In response to an application under RTI, the government mentioned ‘updation/modification’ of the software as the reason for not extending the electoral bonds scheme to states like Telangana, Kerala & Andhra Pradesh.
Factly had earlier written about the lack of demand for electoral bonds of smaller denomination in the first three cycles of sale that took place in March, April & May 2018. While it is widely accepted that electoral bonds increase anonymity and do not enhance transparency in any manner, there is another equally important issue of unbridled government control over the selection of cities where the bonds would be available for purchase.
Electoral Bonds available for purchase only in 11 cities
The electoral bond scheme was notified in January 2018 and the first sale cycle of 10 days was in March 2018. The bonds were available for purchase only in the four metro cities of New Delhi, Kolkata, Mumbai & Chennai in the March cycle. For the April, May, & July cycles, the number of cities was increased to eleven (11).
Since the electoral bonds have to be purchased/collected by physically visiting the designated SBI bank branch, it is highly impossible for someone in the states of Kerala, Andhra Pradesh, Telangana, Odisha, Jharkhand, Chhattisgarh, Bihar, Himachal Pradesh, Uttarakhand, Jammu & Kashmir and Goa to purchase the electoral bonds since no SBI branch is authorized to sell electoral bonds in these states. In other words, citizens & other entities in these 11 states are being kept out of this scheme.
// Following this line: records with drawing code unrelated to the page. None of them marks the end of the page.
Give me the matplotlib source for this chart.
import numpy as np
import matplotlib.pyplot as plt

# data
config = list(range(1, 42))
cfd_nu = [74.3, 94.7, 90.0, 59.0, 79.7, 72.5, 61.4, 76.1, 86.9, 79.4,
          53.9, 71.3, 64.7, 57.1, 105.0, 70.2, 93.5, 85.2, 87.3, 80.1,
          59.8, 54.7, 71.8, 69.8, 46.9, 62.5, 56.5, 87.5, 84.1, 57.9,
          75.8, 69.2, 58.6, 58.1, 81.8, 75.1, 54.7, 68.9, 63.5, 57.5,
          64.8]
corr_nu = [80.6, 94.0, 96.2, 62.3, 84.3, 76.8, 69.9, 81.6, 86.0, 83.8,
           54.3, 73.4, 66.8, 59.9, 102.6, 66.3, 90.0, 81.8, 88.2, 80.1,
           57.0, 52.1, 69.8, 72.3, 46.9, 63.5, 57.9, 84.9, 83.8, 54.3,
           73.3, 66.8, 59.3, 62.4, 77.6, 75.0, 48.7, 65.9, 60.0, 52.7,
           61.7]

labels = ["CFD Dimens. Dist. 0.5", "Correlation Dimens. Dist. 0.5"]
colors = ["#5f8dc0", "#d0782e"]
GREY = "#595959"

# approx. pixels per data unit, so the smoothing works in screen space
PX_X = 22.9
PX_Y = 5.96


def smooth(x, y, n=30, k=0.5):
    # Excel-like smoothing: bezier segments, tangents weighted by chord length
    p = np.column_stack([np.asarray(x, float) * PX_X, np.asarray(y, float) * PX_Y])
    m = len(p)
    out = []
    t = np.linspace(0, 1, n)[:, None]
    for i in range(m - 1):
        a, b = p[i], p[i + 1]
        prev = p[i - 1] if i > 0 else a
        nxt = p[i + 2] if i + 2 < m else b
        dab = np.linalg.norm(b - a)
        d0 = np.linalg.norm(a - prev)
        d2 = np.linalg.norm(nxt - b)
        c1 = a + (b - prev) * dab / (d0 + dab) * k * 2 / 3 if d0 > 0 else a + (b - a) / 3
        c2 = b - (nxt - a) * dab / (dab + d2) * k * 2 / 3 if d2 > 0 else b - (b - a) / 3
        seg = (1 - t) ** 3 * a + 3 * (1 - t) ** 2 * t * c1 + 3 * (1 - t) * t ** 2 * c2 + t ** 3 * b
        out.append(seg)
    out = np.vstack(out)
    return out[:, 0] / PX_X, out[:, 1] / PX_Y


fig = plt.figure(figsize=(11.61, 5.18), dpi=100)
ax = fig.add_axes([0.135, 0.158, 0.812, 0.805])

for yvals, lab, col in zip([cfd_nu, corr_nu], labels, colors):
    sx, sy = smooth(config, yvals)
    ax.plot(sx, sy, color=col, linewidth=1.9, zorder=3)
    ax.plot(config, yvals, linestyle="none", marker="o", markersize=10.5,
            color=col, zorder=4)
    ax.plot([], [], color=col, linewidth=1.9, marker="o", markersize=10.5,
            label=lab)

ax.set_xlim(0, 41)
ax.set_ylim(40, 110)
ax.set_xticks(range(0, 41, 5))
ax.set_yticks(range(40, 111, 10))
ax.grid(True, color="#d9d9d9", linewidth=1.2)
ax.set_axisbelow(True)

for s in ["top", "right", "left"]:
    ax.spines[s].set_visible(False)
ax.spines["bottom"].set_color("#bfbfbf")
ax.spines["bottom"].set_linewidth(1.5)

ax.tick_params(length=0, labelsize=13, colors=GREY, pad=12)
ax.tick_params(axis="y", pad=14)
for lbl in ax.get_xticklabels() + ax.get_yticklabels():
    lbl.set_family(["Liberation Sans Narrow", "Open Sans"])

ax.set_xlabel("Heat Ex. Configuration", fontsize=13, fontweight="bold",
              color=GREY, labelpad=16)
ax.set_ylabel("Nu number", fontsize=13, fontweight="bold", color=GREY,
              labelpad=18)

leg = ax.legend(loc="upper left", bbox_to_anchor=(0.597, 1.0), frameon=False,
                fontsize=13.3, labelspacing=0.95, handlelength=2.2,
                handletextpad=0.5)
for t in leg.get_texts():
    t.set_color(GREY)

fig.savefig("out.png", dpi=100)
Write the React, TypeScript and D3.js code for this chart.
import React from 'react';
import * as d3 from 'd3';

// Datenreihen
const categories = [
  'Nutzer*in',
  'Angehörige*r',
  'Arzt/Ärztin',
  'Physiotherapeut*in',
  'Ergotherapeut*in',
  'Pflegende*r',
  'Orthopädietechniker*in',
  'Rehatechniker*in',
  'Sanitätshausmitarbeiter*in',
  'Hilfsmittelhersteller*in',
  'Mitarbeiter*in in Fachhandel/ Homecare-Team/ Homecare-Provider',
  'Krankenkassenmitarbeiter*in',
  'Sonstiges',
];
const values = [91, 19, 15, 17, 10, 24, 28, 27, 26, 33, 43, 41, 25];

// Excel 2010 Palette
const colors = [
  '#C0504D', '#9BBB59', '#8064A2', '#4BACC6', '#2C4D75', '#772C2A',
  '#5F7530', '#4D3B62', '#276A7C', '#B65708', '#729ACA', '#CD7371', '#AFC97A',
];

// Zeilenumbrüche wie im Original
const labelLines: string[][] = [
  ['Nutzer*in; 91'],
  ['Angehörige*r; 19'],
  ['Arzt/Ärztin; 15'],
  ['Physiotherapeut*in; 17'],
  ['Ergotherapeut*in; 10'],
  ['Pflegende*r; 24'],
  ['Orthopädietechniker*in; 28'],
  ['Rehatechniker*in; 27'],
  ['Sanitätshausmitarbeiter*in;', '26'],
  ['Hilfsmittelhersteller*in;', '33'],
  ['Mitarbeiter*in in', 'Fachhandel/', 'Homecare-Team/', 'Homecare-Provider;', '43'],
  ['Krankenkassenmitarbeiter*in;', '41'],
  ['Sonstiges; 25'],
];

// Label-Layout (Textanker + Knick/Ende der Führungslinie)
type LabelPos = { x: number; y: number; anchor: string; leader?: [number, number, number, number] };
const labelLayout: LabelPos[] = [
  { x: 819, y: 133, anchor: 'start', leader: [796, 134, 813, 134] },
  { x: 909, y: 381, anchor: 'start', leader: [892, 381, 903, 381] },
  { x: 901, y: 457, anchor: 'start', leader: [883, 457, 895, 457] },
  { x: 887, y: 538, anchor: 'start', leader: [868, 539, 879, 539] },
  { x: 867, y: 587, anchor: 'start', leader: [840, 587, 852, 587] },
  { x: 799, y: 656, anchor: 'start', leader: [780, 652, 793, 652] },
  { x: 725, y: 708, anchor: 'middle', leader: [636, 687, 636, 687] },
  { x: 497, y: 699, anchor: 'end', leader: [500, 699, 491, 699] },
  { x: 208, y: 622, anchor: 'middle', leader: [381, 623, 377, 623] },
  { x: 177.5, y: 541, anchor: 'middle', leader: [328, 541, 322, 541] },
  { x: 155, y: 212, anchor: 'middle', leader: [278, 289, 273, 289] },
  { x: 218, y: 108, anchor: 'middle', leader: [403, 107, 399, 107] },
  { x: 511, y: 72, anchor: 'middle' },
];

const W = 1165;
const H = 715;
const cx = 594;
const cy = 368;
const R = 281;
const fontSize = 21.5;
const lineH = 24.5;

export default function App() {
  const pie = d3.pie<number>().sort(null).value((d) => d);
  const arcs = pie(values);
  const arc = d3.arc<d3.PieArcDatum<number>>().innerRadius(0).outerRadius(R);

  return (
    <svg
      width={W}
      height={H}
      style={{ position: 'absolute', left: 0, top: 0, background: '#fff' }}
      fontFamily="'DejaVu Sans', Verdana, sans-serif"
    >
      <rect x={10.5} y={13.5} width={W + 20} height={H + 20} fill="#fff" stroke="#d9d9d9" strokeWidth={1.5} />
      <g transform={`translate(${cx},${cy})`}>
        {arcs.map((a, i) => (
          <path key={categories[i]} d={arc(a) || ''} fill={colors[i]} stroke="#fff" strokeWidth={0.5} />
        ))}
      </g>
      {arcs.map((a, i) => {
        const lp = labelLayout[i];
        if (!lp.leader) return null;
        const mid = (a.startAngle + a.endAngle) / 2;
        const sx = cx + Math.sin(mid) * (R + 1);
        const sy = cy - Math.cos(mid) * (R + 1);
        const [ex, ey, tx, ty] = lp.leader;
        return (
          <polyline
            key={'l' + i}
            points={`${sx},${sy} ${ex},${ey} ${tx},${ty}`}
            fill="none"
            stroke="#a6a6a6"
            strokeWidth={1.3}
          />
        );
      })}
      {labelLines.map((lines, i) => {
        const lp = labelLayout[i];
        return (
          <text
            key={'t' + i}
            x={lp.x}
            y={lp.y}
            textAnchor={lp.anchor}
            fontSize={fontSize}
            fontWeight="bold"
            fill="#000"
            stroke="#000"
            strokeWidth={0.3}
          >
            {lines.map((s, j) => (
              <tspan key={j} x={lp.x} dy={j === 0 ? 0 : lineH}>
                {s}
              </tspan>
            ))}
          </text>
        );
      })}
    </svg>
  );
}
It has to be noted that regional parties are ruling some of these states and they are at a great disadvantage.Even in states where a SBI branch is authorized, it is very difficult for a common citizen to travel to the state capital to purchase a bond. For all the eight (8) North-Eastern states, only the SBI branch in Guwahati has been authorized to sell these bonds. Given the connectivity and difficult terrain of the North-East, it can be assumed that the bonds are not available for most people in these states.
Violation of the scheme guidelines
When the scheme was notified in January this year, the guidelines mentioned that the bonds would be available for purchase for 10 days each in the months of January, April , July & October. But in 2018, the bonds were available for purchase for 10 days each in the months of March, April, May and July. The months of March & May were not mentioned in the original notification. Though the central government can specify an additional period of 30 days, that can be done only in the year when the Lok Sabha elections are due i.e., 2019 and not in the current year (2018).
‘Software updation’ – the reason for not extending this to other cities
In response to an RTI application that sought the reasons for not extending the electoral bonds to SBI branches in the rest of the states, the Department of Economic Affairs, Government of India mentioned ‘Software Updation/Modification’ as the reason for not extending the scheme to all the cities. There are two basic questions that remain unanswered in this age of technology. Why would updation/modification of software take so many months and why is updation/modification of software city specific?
Such flimsy reasons give credence to the belief that government is intentionally keeping certain states/cities out of the scheme.